A rinnovare continuamente il fascino del Dinosauro, concorrono il vago timore e, al tempo stesso, la tentazione di abbandonare le certezze tangibili offerte dalla materia, soprattutto in quella marca di frontiera rappresentata dalla paleontologia e specialmente al cinema, nel regno dei sogni meccanici eppure immateriali. Ectoplasmi avvolgenti, luminescenti e rombanti, di fronte ai quali cedono il passo enciclopedie e manuali cartacei, e cellulose e papiri sprofondano nella memoria di paludi fumiganti, col contrappunto di strepiti e fruscii di velociraptor e tirannosauri, ma anche nel silenzio insidioso di miliardi di esseri unicellulari.

C'è infine i1 contrasto perenne fra Caos e Cosmo, Dioniso e Apollo, Natura e Città. In Jurassic Park - con maggiore evidenza nel libro - vi è un personaggio, il matematico Malcom, che proprio della "teoria del caos" fa il centro filosofico non solo della vicenda, ma della vita, perfino di quella quotidiana. Vi è il caos in agguato, dietro le speculazioni e le elaborazioni delle menti più astratte e complicate; e non è questione di limiti morali, di codici bioetica, per frenare, in particolare, quelle manipolazioni genetiche ormai ordinarie anche nei laboratori della  realtà; qui è in discussione la continuità stessa della specie e dell'ordine imposto al pianeta.

"...Per tranquillizzarci - dice Malcom - ci siamo illusi che i mutamenti improvvisi avvenissero solo al di fuori del normale ordine delle cose.
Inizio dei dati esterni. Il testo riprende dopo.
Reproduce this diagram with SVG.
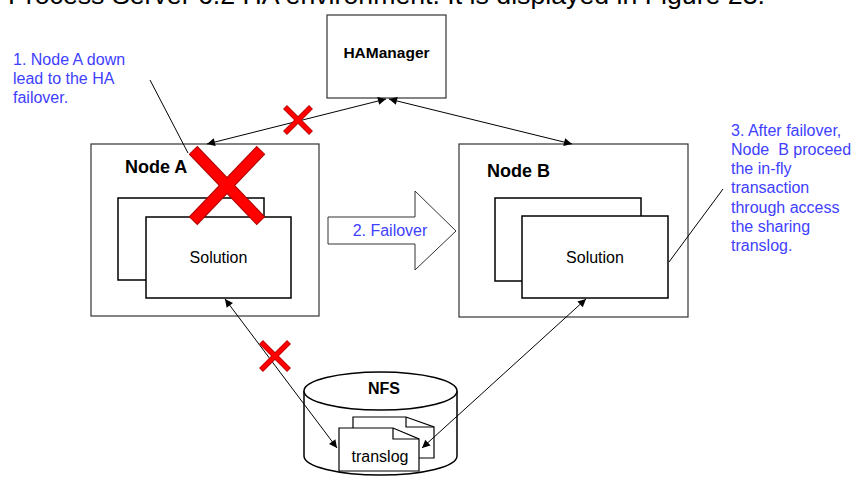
<svg xmlns="http://www.w3.org/2000/svg" width="855" height="477" viewBox="0 0 855 477">
<style>
text{font-family:"Liberation Sans",Arial,sans-serif;}
.box{fill:#fff;stroke:#333;stroke-width:1.2}
.inner{fill:#fff;stroke:#000;stroke-width:1.5}
.bold{font-weight:bold;fill:#000}
.lbl{font-size:16px;fill:#000}
.note{font-size:16px;fill:#4040ff}
.con{stroke:#000;stroke-width:1;fill:none}
.xs{stroke:#ff0000;stroke-width:4;stroke-linecap:butt}
.xb{stroke:#ff0000;stroke-width:10;stroke-linecap:butt}
</style>
<defs>
<marker id="ah" viewBox="0 0 10 10" refX="10" refY="5" markerWidth="11" markerHeight="8" markerUnits="userSpaceOnUse" orient="auto-start-reverse">
<path d="M0,0 L10,5 L0,10 z" fill="#000"/>
</marker>
</defs>
<rect width="855" height="477" fill="#fff"/>
<text x="8" y="4" font-size="26" textLength="757" lengthAdjust="spacingAndGlyphs" fill="#000">Process Server 6.2 HA environment. It is displayed in Figure 23.</text>

<g id="hamanager">
<rect class="box" x="327" y="15" width="119" height="83"/>
<text class="bold" x="386.5" y="58" font-size="15.5" text-anchor="middle">HAManager</text>
</g>

<g id="nodeA">
<rect class="box" x="91" y="144" width="228" height="172"/>
<text class="bold" x="125" y="173" font-size="18">Node A</text>
<rect class="inner" x="118" y="198" width="146" height="82"/>
<rect class="inner" x="146" y="217" width="145" height="81"/>
<text class="lbl" x="218.5" y="263" text-anchor="middle">Solution</text>
</g>

<g id="nodeB">
<rect class="box" x="459" y="144" width="229" height="173"/>
<text class="bold" x="487" y="177" font-size="18">Node B</text>
<rect class="inner" x="495" y="198" width="146" height="83"/>
<rect class="inner" x="522" y="216" width="146" height="82"/>
<text class="lbl" x="595" y="263" text-anchor="middle">Solution</text>
</g>

<g id="failover">
<path d="M328,217 H415 V191 L456,231 L415,270 V244 H328 Z" fill="#fff" stroke="#333" stroke-width="1"/>
<text class="note" x="390" y="236" text-anchor="middle">2. Failover</text>
</g>

<g id="nfs">
<path d="M304,391 V456 A76.5,19 0 0 0 457,456 V391" fill="#fff" stroke="#000" stroke-width="1.5"/>
<ellipse cx="380.5" cy="391" rx="76.5" ry="19" fill="#fff" stroke="#000" stroke-width="1.5"/>
<text class="bold" x="384" y="394" font-size="16" text-anchor="middle">NFS</text>
</g>

<g id="translog">
<path d="M353,417 H406 L434,427 V458 H353 Z" fill="#fff" stroke="#000" stroke-width="1.2"/>
<path d="M406,417 V427 H434" fill="none" stroke="#000" stroke-width="1.2"/>
<path d="M339,428 H393 L419,439 V471 H339 Z" fill="#fff" stroke="#000" stroke-width="1.2"/>
<path d="M393,428 V439 H419" fill="none" stroke="#000" stroke-width="1.2"/>
<text class="lbl" x="380" y="462" text-anchor="middle">translog</text>
</g>

<g id="connectors">
<line class="con" x1="207" y1="144" x2="386" y2="99" marker-start="url(#ah)" marker-end="url(#ah)"/>
<line class="con" x1="389" y1="99" x2="572" y2="144" marker-start="url(#ah)" marker-end="url(#ah)"/>
<line class="con" x1="225" y1="299" x2="337" y2="448" marker-start="url(#ah)" marker-end="url(#ah)"/>
<line class="con" x1="422" y1="448" x2="586" y2="299" marker-start="url(#ah)" marker-end="url(#ah)"/>
<line class="con" x1="150" y1="80" x2="188" y2="153"/>
<line class="con" x1="723" y1="189" x2="669" y2="262"/>
</g>

<g id="crosses">
<g stroke="#b00000" stroke-width="12"><line x1="193" y1="150" x2="261" y2="221"/><line x1="261" y1="150" x2="193" y2="221"/></g>
<g class="xb"><line x1="193.6" y1="150.6" x2="260.4" y2="220.4"/><line x1="260.4" y1="150.6" x2="193.6" y2="220.4"/></g>
<g stroke="#b00000" stroke-width="5.5"><line x1="285" y1="107" x2="311" y2="133"/><line x1="311" y1="107" x2="285" y2="133"/></g>
<g class="xs"><line x1="285.5" y1="107.5" x2="310.5" y2="132.5"/><line x1="310.5" y1="107.5" x2="285.5" y2="132.5"/></g>
<g stroke="#b00000" stroke-width="5.5"><line x1="261" y1="342" x2="289" y2="370"/><line x1="289" y1="342" x2="261" y2="370"/></g>
<g class="xs"><line x1="261.5" y1="342.5" x2="288.5" y2="369.5"/><line x1="288.5" y1="342.5" x2="261.5" y2="369.5"/></g>
</g>

<g id="note1">
<text class="note" x="13" y="65">1. Node A down</text>
<text class="note" x="13" y="84">lead to the HA</text>
<text class="note" x="13" y="103">failover.</text>
</g>

<g id="note3">
<text class="note" x="731" y="136">3. After failover,</text>
<text class="note" x="731" y="155" xml:space="preserve">Node  B proceed</text>
<text class="note" x="731" y="174">the in-fly</text>
<text class="note" x="731" y="193">transaction</text>
<text class="note" x="731" y="213">through access</text>
<text class="note" x="731" y="232">the sharing</text>
<text class="note" x="731" y="251">translog.</text>
</g>
</svg>
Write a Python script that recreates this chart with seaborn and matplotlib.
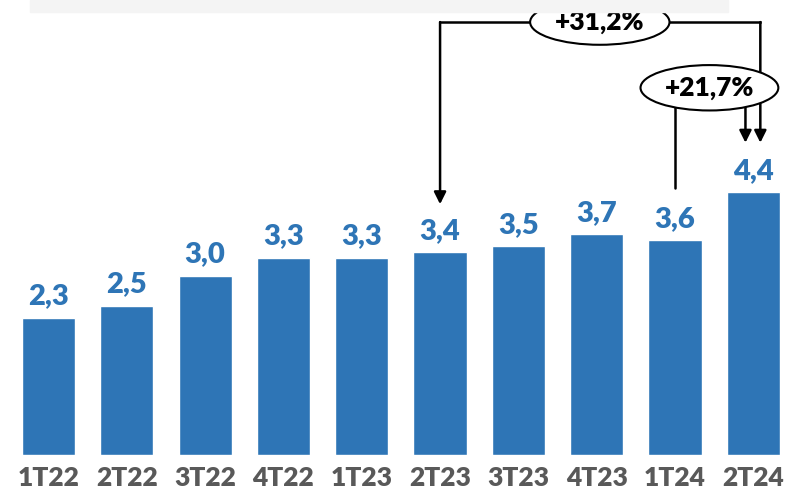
import matplotlib
matplotlib.use("Agg")
import matplotlib.pyplot as plt
from matplotlib.patches import Ellipse, Rectangle
import seaborn as sns

quarters = ['1T22', '2T22', '3T22', '4T22', '1T23', '2T23', '3T23', '4T23', '1T24', '2T24']
values = [2.3, 2.5, 3.0, 3.3, 3.3, 3.4, 3.5, 3.7, 3.6, 4.4]
growth_labels = ['+31,2%', '+21,7%']

BAR_COLOR = '#2E75B6'

sns.set_theme(style="white")
plt.rcParams['font.family'] = ['Lato', 'DejaVu Sans']

fig = plt.figure(figsize=(7.94, 4.98), dpi=100)
# light gray band on top
fig.patches.append(Rectangle((30 / 794, 1 - 12 / 498), 698 / 794, 12 / 498,
                             transform=fig.transFigure, color='#F4F4F4', zorder=0))
ax = fig.add_axes([0, 43 / 498, 1, 455 / 498])
ax.patch.set_alpha(0)

sns.barplot(x=quarters, y=values, color=BAR_COLOR, width=0.68, saturation=1, ax=ax)

for i, v in enumerate(values):
    ax.annotate(f"{v:.1f}".replace('.', ','), (i, v), xytext=(0, 6), textcoords='offset points',
                ha='center', va='bottom', fontsize=21, fontweight='heavy', color=BAR_COLOR)

ax.set_xlim(-0.62, 9.52)
ax.set_ylim(0, 7.62)
for s in ax.spines.values():
    s.set_visible(False)
ax.set_yticks([])
ax.set_xlabel('')
ax.tick_params(axis='x', length=0, pad=8, labelsize=19, labelcolor='#595959')
for lbl in ax.get_xticklabels():
    lbl.set_fontweight('heavy')

lw = 1.8
arrow = dict(arrowstyle='-|>', color='black', lw=lw, mutation_scale=18, shrinkA=0, shrinkB=0)

# +31,2% : 2T23 -> 2T24
i0, i1 = 5, 9
top_y = 7.25
x_right = i1 + 0.09
ax.plot([i0, x_right], [top_y, top_y], color='black', lw=lw, solid_capstyle='projecting')
ax.annotate('', xy=(i0, values[i0] + 0.8), xytext=(i0, top_y), arrowprops=arrow)
ax.annotate('', xy=(x_right, values[i1] + 0.83), xytext=(x_right, top_y), arrowprops=arrow)
ax.add_patch(Ellipse((7.04, top_y), 1.78, 0.76, facecolor='white', edgecolor='black', lw=1.5, zorder=5))
ax.text(7.04, top_y, growth_labels[0], ha='center', va='center', fontsize=19,
        fontweight='heavy', color='black', zorder=6)

# +21,7% : 1T24 -> 2T24
j0 = 8
mid_y = 6.15
x_r2 = i1 - 0.1
ax.plot([j0, j0], [values[j0] + 0.87, mid_y], color='black', lw=lw)
ax.annotate('', xy=(x_r2, values[i1] + 0.83), xytext=(x_r2, mid_y), arrowprops=arrow)
ax.add_patch(Ellipse((8.44, mid_y), 1.76, 0.76, facecolor='white', edgecolor='black', lw=1.5, zorder=5))
ax.text(8.44, mid_y, growth_labels[1], ha='center', va='center', fontsize=19,
        fontweight='heavy', color='black', zorder=6)

fig.savefig('out.png', dpi=100)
Consideriamo un mutamento improvviso come un incidente, come uno scontro d'auto. O al di là del nostro controllo, come una malattia mortale. Ma non concepiamo il cambiamento improvviso, radicale, irrazionale, come qualcosa che appartiene al tessuto stesso della nostra vita. E invece lo è, e la teoria del caos ce lo insegna".

Ecco il monito del mostro: ricorda che sei sospeso fra l'Angelo e la Bestia, fra il Caos e la Stella, fra l'Immobilità e il Moto Perpetuo, fra la Vita e la Morte. E ricorda che di tutto questo puoi fare un gioco.